Provincial Commissioners: Order to Pay Isaac Norris, 12 June 1759
Provincial Commissioners: Order to Pay Isaac Norris
DS: Historical Society of Pennsylvania
Philada. June the 12th 1759
Pay or Cause to be paid to Isaac Norris Esqr. the Sum of Two Thousand three Hundred and Sixty Two pounds Ten Shillings being the Amount of Fifteen Hundred pounds Sterling Advanced to Benjamin Franklin Esqr to Enable him to Solicit the Affairs of this province at the Court of Great Brittain in pursuance of the Resolves of a Late house of Assembly of this province.7
To the Trustees of the | Jon Hughes8 |
General Loan Office | Jos: Fox |
Jos. Galloway | |
Thos: Cadwalader | |
Wm: Masters |
7. On April 3, 1757, BF received £750 sterling in bills of exchange, costing £1237 10s. Pa. currency, half of the £1500 sterling voted for expenses of his mission to England (above, VII, 166–7). On March 20, 1759, the Assembly formally declared that BF’s expenses were “a Debt justly due from, and chargeable to this Province” and ought to be paid out of the proceeds of the next supply act; the House ordered that a certificate be prepared to this effect and Norris signed it immediately (Votes, 1758–59, p. 45).
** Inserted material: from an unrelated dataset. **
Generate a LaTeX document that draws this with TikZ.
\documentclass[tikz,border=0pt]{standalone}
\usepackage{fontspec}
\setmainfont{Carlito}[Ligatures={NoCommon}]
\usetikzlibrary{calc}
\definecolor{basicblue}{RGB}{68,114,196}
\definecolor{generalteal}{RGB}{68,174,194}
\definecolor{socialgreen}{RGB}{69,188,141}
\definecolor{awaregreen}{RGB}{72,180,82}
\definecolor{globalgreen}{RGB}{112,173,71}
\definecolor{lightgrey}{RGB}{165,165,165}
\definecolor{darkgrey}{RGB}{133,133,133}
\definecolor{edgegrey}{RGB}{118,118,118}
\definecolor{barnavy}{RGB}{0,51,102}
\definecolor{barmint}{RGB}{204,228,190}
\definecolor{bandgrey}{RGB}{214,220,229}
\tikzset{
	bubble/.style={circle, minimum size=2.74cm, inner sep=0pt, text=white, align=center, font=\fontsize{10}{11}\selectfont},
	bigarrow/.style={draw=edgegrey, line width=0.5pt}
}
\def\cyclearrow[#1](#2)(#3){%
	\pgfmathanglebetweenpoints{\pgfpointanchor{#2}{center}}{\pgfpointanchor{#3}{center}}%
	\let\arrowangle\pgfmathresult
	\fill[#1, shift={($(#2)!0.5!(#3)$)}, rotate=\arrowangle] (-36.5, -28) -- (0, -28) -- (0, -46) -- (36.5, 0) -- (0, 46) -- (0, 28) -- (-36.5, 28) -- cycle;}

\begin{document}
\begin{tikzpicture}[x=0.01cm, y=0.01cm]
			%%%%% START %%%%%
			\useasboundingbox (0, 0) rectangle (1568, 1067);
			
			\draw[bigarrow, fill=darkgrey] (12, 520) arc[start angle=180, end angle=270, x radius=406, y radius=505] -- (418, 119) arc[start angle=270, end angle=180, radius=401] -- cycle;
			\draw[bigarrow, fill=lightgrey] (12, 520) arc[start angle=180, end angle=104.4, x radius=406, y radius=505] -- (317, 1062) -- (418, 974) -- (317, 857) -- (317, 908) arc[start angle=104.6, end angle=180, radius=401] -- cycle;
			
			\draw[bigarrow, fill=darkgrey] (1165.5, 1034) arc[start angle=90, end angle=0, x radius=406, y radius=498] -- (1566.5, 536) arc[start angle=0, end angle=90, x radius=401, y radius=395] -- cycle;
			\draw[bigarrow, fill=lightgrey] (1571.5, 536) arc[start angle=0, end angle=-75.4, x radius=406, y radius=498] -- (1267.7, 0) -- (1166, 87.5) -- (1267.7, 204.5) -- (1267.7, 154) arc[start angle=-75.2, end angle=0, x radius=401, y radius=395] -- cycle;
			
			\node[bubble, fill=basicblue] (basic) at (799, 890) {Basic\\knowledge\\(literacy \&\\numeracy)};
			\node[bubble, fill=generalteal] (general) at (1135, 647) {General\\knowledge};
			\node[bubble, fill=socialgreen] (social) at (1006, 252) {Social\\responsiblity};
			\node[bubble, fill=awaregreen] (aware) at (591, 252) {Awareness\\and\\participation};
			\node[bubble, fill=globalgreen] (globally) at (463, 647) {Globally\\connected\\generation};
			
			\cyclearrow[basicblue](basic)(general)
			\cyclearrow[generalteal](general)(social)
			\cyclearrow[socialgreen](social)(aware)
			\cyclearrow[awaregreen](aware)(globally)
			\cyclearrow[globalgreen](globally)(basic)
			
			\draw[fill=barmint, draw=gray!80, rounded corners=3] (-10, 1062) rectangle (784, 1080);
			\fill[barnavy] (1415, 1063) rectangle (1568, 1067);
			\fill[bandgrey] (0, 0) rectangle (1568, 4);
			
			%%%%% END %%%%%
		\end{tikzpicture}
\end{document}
Governor Denny signed the pending £100,000 supply bill, April 17, 1759, and, as Norris explained in his letter to BF, July 31 (below, p. 418), he procured the present order to cover the full £1500 sterling previously voted for BF’s expenses. In several letters (see above, esp. p. 176) Norris urged that, if necessary for public service, BF spend any part of the funds he, Norris, was sending to England from time to time for his own account. Although BF’s “Account of Expences” does not show the matter clearly, he apparently acted on this basis, for after his return to Philadelphia his public account, submitted to the speaker Feb. 15, 1763, acknowledged that “Fifteen Hundred Pounds of the Public Money was at different Times put into my Hands, for which I ought to account” (Hist. Soc. Pa.). Meanwhile, on Oct. 18, 1760, Norris reported to the Assembly that he had advanced and remitted to BF £750 sterling, costing £1125 currency at 50 percent exchange, representing the second half of the £1500 originally voted for BF, and that he still had in hand £1237 10s. currency, representing the £750 sterling given BF before departure, for which the speaker stood accountable to the province. The Assembly directed him to pay this balance back to the trustees of the General Loan Office, and their accounts for 1760–61 show that he did so. 8 Pa. Arch., VI, 5167, 5271.
8. These men were commissioners to “order and appoint the disposition of the moneys” arising from the Supply Act of April 17, 1759. Statutes at Large, Pa., V, 393–4.